Bio

Bio

Alicia Grullón is from and based in New York City. Grullón’s works have been shown in numerous group exhibitions including The 8th Floor, Bronx Museum of the Arts, BRIC House for Arts and Media, School of Visual Arts, El Museo del Barrio, Columbia University, Socrates Sculpture Park, Performa 11, Old Stone House and Art in Odd Places. She has received grants from the Puffin Foundation, Bronx Council on the Arts, the Department of Cultural Affairs of the City of New York, and Franklin Furnace Archives. She has participated in residencies with Hemispheric Institute for Politics and Performance at New York University, Center for Book Arts, Bronx Museum of Arts on 80 White Street AIM Alum, and Shandanken Project on Governors island. She has presented for the 2017 Whitney Biennial with Occupy Museums, Creative Time Summit 2015, The Royal College of Art, and United States Association for Art Educators. Her work has been written about in the New York Times, Village Voice, Hyperallergic, Creative Time Reports, ArtNet News, The Columbia Spectator and Women & Performance: A Journal of Feminist Theory from Taylor and Francis. Grullon is the recipient of the inaugural Colene Brown Art Prize for 2019. In 2020, she was awarded the Moore College of Art and Design Walentas 2020-2022 Fellowship. She received a BFA from TISCH School of the Arts at New York University, an MFA from the State University of New York at New Paltz and has done doctoral coursework in Art and Art Education at the Teacher’s College at Columbia University. In 2021, she received an honorary doctorate degree in Fine Arts from Moore College of Art and Design.

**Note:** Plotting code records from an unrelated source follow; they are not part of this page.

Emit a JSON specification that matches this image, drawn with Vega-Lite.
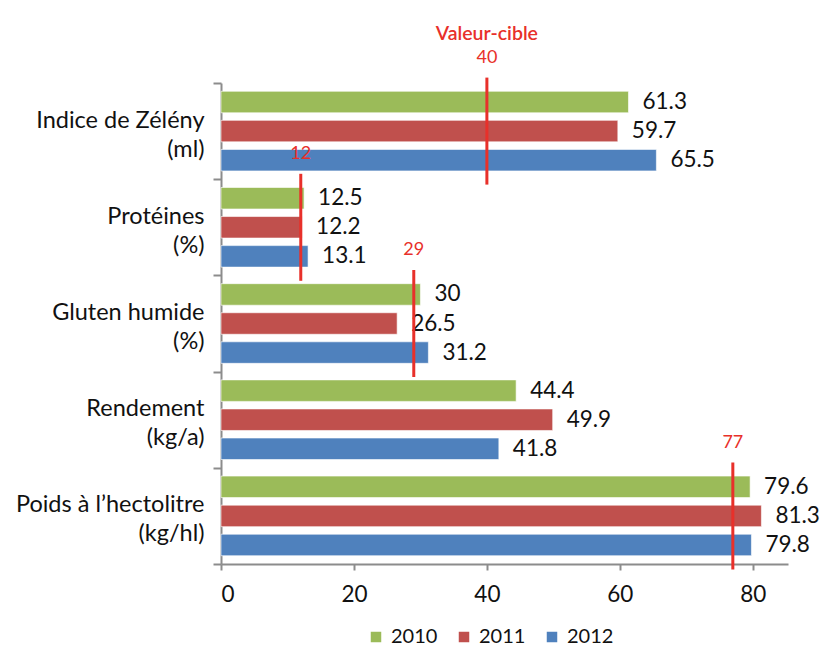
{
  "$schema": "https://vega.github.io/schema/vega-lite/v6.json",
  "width": 567,
  "height": 481,
  "autosize": {"type": "none"},
  "padding": {"left": 221, "top": 83, "right": 37, "bottom": 95},
  "background": "white",
  "config": {
    "view": {"stroke": null},
    "font": "Lato",
    "axis": {"domainColor": "#8c8c8c", "tickColor": "#8c8c8c", "domainWidth": 2, "tickWidth": 2, "labelColor": "#111111", "grid": false, "title": null}
  },
  "datasets": {
    "bars": [
      {"category": "Indice de Zélény (ml)", "year": "2010", "value": 61.3},
      {"category": "Indice de Zélény (ml)", "year": "2011", "value": 59.7},
      {"category": "Indice de Zélény (ml)", "year": "2012", "value": 65.5},
      {"category": "Protéines (%)", "year": "2010", "value": 12.5},
      {"category": "Protéines (%)", "year": "2011", "value": 12.2},
      {"category": "Protéines (%)", "year": "2012", "value": 13.1},
      {"category": "Gluten humide (%)", "year": "2010", "value": 30},
      {"category": "Gluten humide (%)", "year": "2011", "value": 26.5},
      {"category": "Gluten humide (%)", "year": "2012", "value": 31.2},
      {"category": "Rendement (kg/a)", "year": "2010", "value": 44.4},
      {"category": "Rendement (kg/a)", "year": "2011", "value": 49.9},
      {"category": "Rendement (kg/a)", "year": "2012", "value": 41.8},
      {"category": "Poids à l’hectolitre (kg/hl)", "year": "2010", "value": 79.6},
      {"category": "Poids à l’hectolitre (kg/hl)", "year": "2011", "value": 81.3},
      {"category": "Poids à l’hectolitre (kg/hl)", "year": "2012", "value": 79.8}
    ],
    "targets": [
      {"category": "Indice de Zélény (ml)", "target": 40, "note": "Valeur-cible"},
      {"category": "Protéines (%)", "target": 12, "note": ""},
      {"category": "Gluten humide (%)", "target": 29, "note": ""},
      {"category": "Poids à l’hectolitre (kg/hl)", "target": 77, "note": ""}
    ]
  },
  "layer": [
    {
      "data": {"name": "bars"},
      "mark": {"type": "bar", "stroke": "white", "strokeOpacity": 0.6, "strokeWidth": 1},
      "encoding": {
        "y": {
          "field": "category", "type": "nominal",
          "sort": ["Indice de Zélény (ml)", "Protéines (%)", "Gluten humide (%)", "Rendement (kg/a)", "Poids à l’hectolitre (kg/hl)"],
          "scale": {"paddingInner": 0, "paddingOuter": 0},
          "axis": {
            "labelExpr": "[slice(datum.label, 0, indexof(datum.label, ' (')), slice(datum.label, indexof(datum.label, ' (') + 1)]",
            "labelFontSize": 23.5, "labelLineHeight": 29, "labelPadding": 9, "tickSize": 8, "tickBand": "extent", "labelLimit": 300, "labelOffset": -11
          }
        },
        "yOffset": {"field": "year", "type": "nominal", "sort": ["2010", "2011", "2012"], "scale": {"paddingInner": 0.26, "paddingOuter": 0.285}},
        "x": {
          "field": "value", "type": "quantitative",
          "scale": {"domain": [0, 85.3], "nice": false},
          "axis": {"values": [0, 20, 40, 60, 80], "tickSize": 6, "labelFontSize": 22.5, "labelPadding": 13}
        },
        "color": {
          "field": "year", "type": "nominal",
          "scale": {"domain": ["2010", "2011", "2012"], "range": ["#9bbb59", "#c0504d", "#4f81bd"]},
          "legend": {"orient": "none", "legendX": 145, "legendY": 544, "direction": "horizontal", "columns": 3, "gridAlign": "all", "title": null, "symbolType": "square", "symbolSize": 110, "symbolStrokeWidth": 0, "labelFontSize": 20, "labelOffset": 5, "columnPadding": 16, "labelColor": "#111111"}
        }
      }
    },
    {
      "data": {"name": "bars"},
      "mark": {"type": "text", "align": "left", "baseline": "middle", "dx": 14, "fontSize": 22.5, "color": "#111111"},
      "encoding": {
        "y": {"field": "category", "type": "nominal", "sort": ["Indice de Zélény (ml)", "Protéines (%)", "Gluten humide (%)", "Rendement (kg/a)", "Poids à l’hectolitre (kg/hl)"]},
        "yOffset": {"field": "year", "type": "nominal", "sort": ["2010", "2011", "2012"]},
        "x": {"field": "value", "type": "quantitative"},
        "text": {"field": "value", "type": "quantitative"}
      }
    },
    {
      "data": {"name": "targets"},
      "mark": {"type": "tick", "color": "#e8302a", "thickness": 3, "size": 107, "opacity": 1},
      "encoding": {
        "y": {"field": "category", "type": "nominal", "sort": ["Indice de Zélény (ml)", "Protéines (%)", "Gluten humide (%)", "Rendement (kg/a)", "Poids à l’hectolitre (kg/hl)"]},
        "x": {"field": "target", "type": "quantitative"}
      }
    },
    {
      "data": {"name": "targets"},
      "mark": {"type": "text", "color": "#e8302a", "fontSize": 18, "baseline": "middle", "dy": -25},
      "encoding": {
        "y": {"field": "category", "type": "nominal", "bandPosition": 0, "sort": ["Indice de Zélény (ml)", "Protéines (%)", "Gluten humide (%)", "Rendement (kg/a)", "Poids à l’hectolitre (kg/hl)"]},
        "x": {"field": "target", "type": "quantitative"},
        "text": {"field": "target", "type": "quantitative"}
      }
    },
    {
      "data": {"name": "targets"},
      "transform": [{"filter": "datum.note != ''"}],
      "mark": {"type": "text", "color": "#e8302a", "fontSize": 19.5, "fontWeight": 600, "baseline": "middle", "dy": -49},
      "encoding": {
        "y": {"field": "category", "type": "nominal", "bandPosition": 0, "sort": ["Indice de Zélény (ml)", "Protéines (%)", "Gluten humide (%)", "Rendement (kg/a)", "Poids à l’hectolitre (kg/hl)"]},
        "x": {"field": "target", "type": "quantitative"},
        "text": {"field": "note"}
      }
    }
  ]
}
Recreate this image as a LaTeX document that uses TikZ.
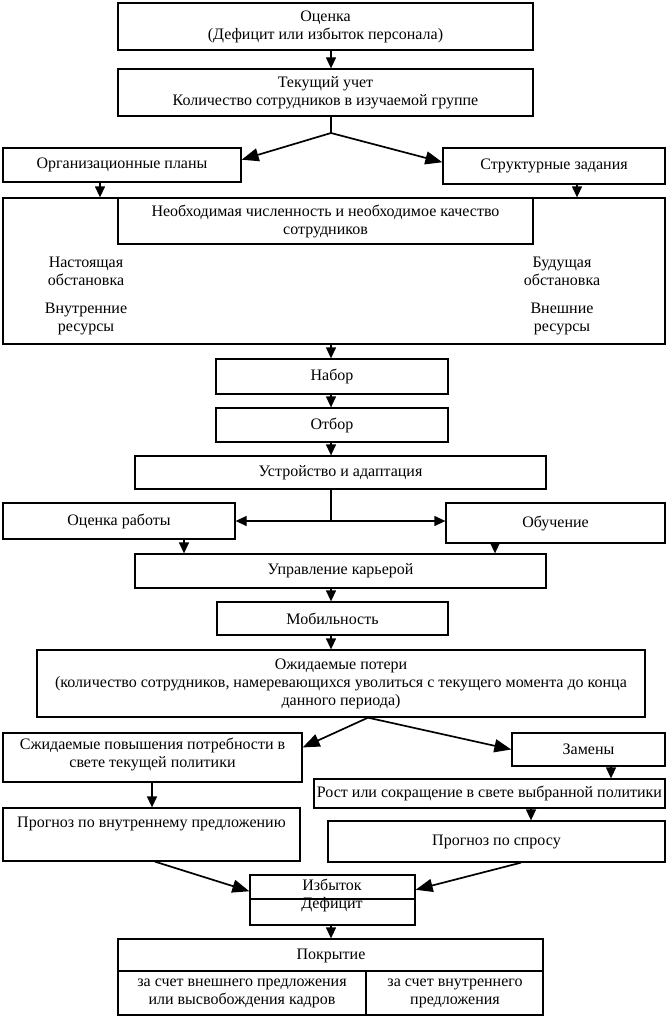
\documentclass[tikz,border=0pt]{standalone}
\usepackage{fontspec}
\setmainfont{Liberation Serif}
\usetikzlibrary{arrows.meta,calc,fit}
\begin{document}
\begin{tikzpicture}[x=1pt,y=-1pt,
  font=\fontsize{16}{18}\selectfont,
  box/.style={draw, line width=1.3pt, inner sep=0pt},
  txt/.style={align=center, inner sep=0pt},
  ln/.style={line width=1.3pt},
  arr/.style={line width=1.3pt, -{Triangle[length=11pt,width=10pt]}},
  bigarr/.style={line width=1.7pt, -{Triangle[length=17pt,width=13pt]}}]
\useasboundingbox (0,0) rectangle (669,1025);
\fill[white] (0,0) rectangle (669,1025);
% column coordinates
\coordinate (cx) at (331,0);
\coordinate (c100) at (100,0);
\coordinate (c577) at (577,0);
\coordinate (c184) at (184,0);
\coordinate (c495) at (495,0);
\coordinate (c368) at (368,0);
\coordinate (c611) at (611,0);
\coordinate (c152) at (152,0);
\coordinate (c531) at (531,0);
\coordinate (c155) at (155,0);
\coordinate (c521) at (521,0);
% boxes
\node[box, fit={(118,3) (533,50)}] (b1) {};
\node[txt] (b1t) at (b1) {Оценка\\(Дефицит или избыток персонала)};
\node[box, fit={(118,69) (533,116)}] (b2) {};
\node[txt] (b2t) at (b2) {Текущий учет\\Количество сотрудников в изучаемой группе};
\node[box, fit={(3,148) (241,182)}] (b3) {};
\node[txt] (b3t) at (b3) {Организационные планы};
\node[box, fit={(443,148) (665,184)}] (b4) {};
\node[txt] (b4t) at (b4) {Структурные задания};
\node[box, fit={(3,198) (665,344)}] (B) {};
\node[box, fit={(118,198) (533,244)}] (I) {};
\node[txt] (It) at (I) {Необходимая численность и необходимое качество\\сотрудников};
\node[txt] (t1) at (86,271) {Настоящая\\обстановка};
\node[txt] (t2) at (86,319) {Внутренние\\ресурсы};
\node[txt] (t3) at (562,271) {Будущая\\обстановка};
\node[txt] (t4) at (562,319) {Внешние\\ресурсы};
\node[box, fit={(216,359) (448,394)}] (n1) {};
\node[txt] (n1t) at (n1) {Набор};
\node[box, fit={(216,408) (448,442)}] (n2) {};
\node[txt] (n2t) at (n2) {Отбор};
\node[box, fit={(135,456) (546,489)}] (n3) {};
\node[txt] (n3t) at (n3) {Устройство и адаптация};
\node[box, fit={(3,503) (235,539)}] (n4) {};
\node[txt] (n4t) at (n4) {Оценка работы};
\node[box, fit={(446,503) (665,543)}] (n5) {};
\node[txt] (n5t) at (n5) {Обучение};
\node[box, fit={(135,554) (546,588)}] (n6) {};
\node[txt] (n6t) at (n6) {Управление карьерой};
\node[box, fit={(217,602) (448,635)}] (n7) {};
\node[txt] (n7t) at (n7) {Мобильность};
\node[box, fit={(37,650) (645,717)}] (n8) {};
\node[txt] (n8t) at (n8) {Ожидаемые потери\\(количество сотрудников, намеревающихся уволиться с текущего момента до конца\\данного периода)};
\node[box, fit={(3,733) (302,782)}] (n9) {};
\node[txt] (n9t) at ($(n9)+(0,-3)$) {Сжидаемые повышения потребности в\\свете текущей политики};
\node[box, fit={(512,733) (665,766)}] (n10) {};
\node[txt] (n10t) at (n10) {Замены};
\node[box, fit={(314,779) (665,808)}] (n11) {};
\node[txt] (n11t) at (n11) {Рост или сокращение в свете выбранной политики};
\node[box, fit={(3,808) (300,861)}] (n12) {};
\node[txt] (n12t) at ($(n12.north)+(0,17)$) {Прогноз по внутреннему предложению};
\node[box, fit={(328,821) (665,862)}] (n13) {};
\node[txt] (n13t) at (n13) {Прогноз по спросу};
\node[box, fit={(250,875) (415,925)}] (n14) {};
\coordinate (h14) at (0,899);
\draw[ln] (n14.west |- h14) -- (n14.east |- h14);
\node[txt] (t14) at (332,895) {Избыток\\Дефицит};
\node[box, fit={(118,939) (543,1015)}] (n15) {};
\coordinate (d1) at (366,971);
\draw[ln] (n15.west |- d1) -- (n15.east |- d1);
\draw[ln] (d1) -- (d1 |- n15.south);
\node[txt] (t15) at (331,956) {Покрытие};
\node[txt] (t16) at (242,993) {за счет внешнего предложения\\или высвобождения кадров};
\node[txt] (t17) at (455,993) {за счет внутреннего\\предложения};
% connectors
\draw[arr] (b1.south -| cx) -- (b2.north -| cx);
\coordinate (f1) at (331,133);
\draw[ln] (b2.south -| cx) -- (f1);
\draw[bigarr] (f1) -- ($(b3.north east)!0.35!(b3.south east)$);
\draw[bigarr] (f1) -- ($(b4.north west)!0.4!(b4.south west)$);
\draw[arr] (b3.south -| c100) -- (B.north -| c100);
\draw[arr] (b4.south -| c577) -- (B.north -| c577);
\draw[arr] (B.south -| cx) -- (n1.north -| cx);
\draw[arr] (n1.south -| cx) -- (n2.north -| cx);
\draw[arr] (n2.south -| cx) -- (n3.north -| cx);
\coordinate (f2) at (331,521);
\draw[ln] (n3.south -| cx) -- (f2);
\draw[arr] (f2) -- (n4.east |- f2);
\draw[arr] (f2) -- (n5.west |- f2);
\draw[arr] (n4.south -| c184) -- (n6.north -| c184);
\draw[arr] (n5.south -| c495) -- (n6.north -| c495);
\draw[arr] (n6.south -| cx) -- (n7.north -| cx);
\draw[arr] (n7.south -| cx) -- (n8.north -| cx);
\coordinate (f3) at (n8.south -| c368);
\draw[bigarr] (f3) -- ($(n9.north east)!0.3!(n9.south east)$);
\draw[bigarr] (f3) -- (n10.west);
\draw[arr] (n10.south -| c611) -- (n11.north -| c611);
\draw[arr] (n9.south -| c152) -- (n12.north -| c152);
\draw[arr] (n11.south -| c531) -- (n13.north -| c531);
\draw[bigarr] (n12.south -| c155) -- ($(n14.north west)!0.33!(n14.south west)$);
\draw[bigarr] (n13.south -| c521) -- ($(n14.north east)!0.3!(n14.south east)$);
\draw[arr] (n14.south -| cx) -- (n15.north -| cx);
\end{tikzpicture}
\end{document}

Her art activist work led her to be one of the initial and current organizers for The People’s Cultural Plan (The PCP), a collection of artists and cultural workers addressing inadequacies with the city’s first proposed cultural plan. The PCP’s 17-page plan is divided into 3 planks: Housing & Displacement, Cultural Funding Equity & Labor Equity. It launched in July 2017 at Artists Space and in September, The PCP’s response to the city’s plan was published in Hyperallergic. Grullon has co-authored Op Eds on The PCP for Hyperallergic and City Limits and self-authored Organized Hope: Reflections on The People's Cultural Plan for The Latinx Project at New York University. 

Grullón's legislative art project PERCENT FOR GREEN looks at climate change from the perspective of environmental injustices in the Bronx and has created a functioning green bill with Bronx residents. This project contributed to her acting as one of the co-lead organizers in the Bronx for the People's Climate March. She has presented on this project at the Annual Art Historians Association”s conference in London, United States Art Educators Association, The 8th Floor, Creative Time Summit 2015, The Pratt Institute, and The American Museum of Natural History.

Among her scholarly work, she is a contributing author in Rhetoric, Social Value and the Arts: But How Does it Work? a collection of essays by artists and historians on social practice work edited by Dr. Nicola Mann and Charlotte Bonham-Carter from Palgrave Macmillian and for Bringing Communities Through Socially Engaged Art from Routledge 2019, edited by Dr. Alice Wexler and Vita Sabbaghi. Grullon has also co-authored an Op Ed The Intrinsic Value of Neighborhoods Undergoing Gentrification with Executive Director of Mothers on the Move Wanda Salaman on the ramifications of gentrification in the Bronx.

Her curatorial projects include What is Here is Open: Selections from Treasures of the Trash Collection which she co-curated with Nelson Molina, a retired sanitation worker who collected objects creating the collection. The exhibition opened to great reviews at Hunter Gallery East Harlem made possible with HiArts in East Harlem. Others include Her Art Will Be Cannibal at the Longwood Art Gallery at CUNY HOSTOS is influenced by the writing of Martinique poet and philosopher Suzanne Césaire (1915-1966) and includes art by women of color whose work breaks down patriarchy, class, and racial paradigms in contemporary contexts. The exhibition is in part supported through the National Endowment of the Arts and New York State Council on the Arts through Governor Andrew M. Cuomo.  

Grullón has served as a mentor for New York Foundation of the Arts’s Immigrant Artist Mentoring Program and as Artist Catalyst for The Laundromat Project from 2016-2018. As an artist and community fellow for Columbia University’s Wallach Art Gallery, she worked closely with a network of stakeholders and artists on a three-year advisory committee to better connect the art gallery to urgent community needs in Harlem.  

Grullon is an adjunct at The School of Visual Arts and the City University of New York.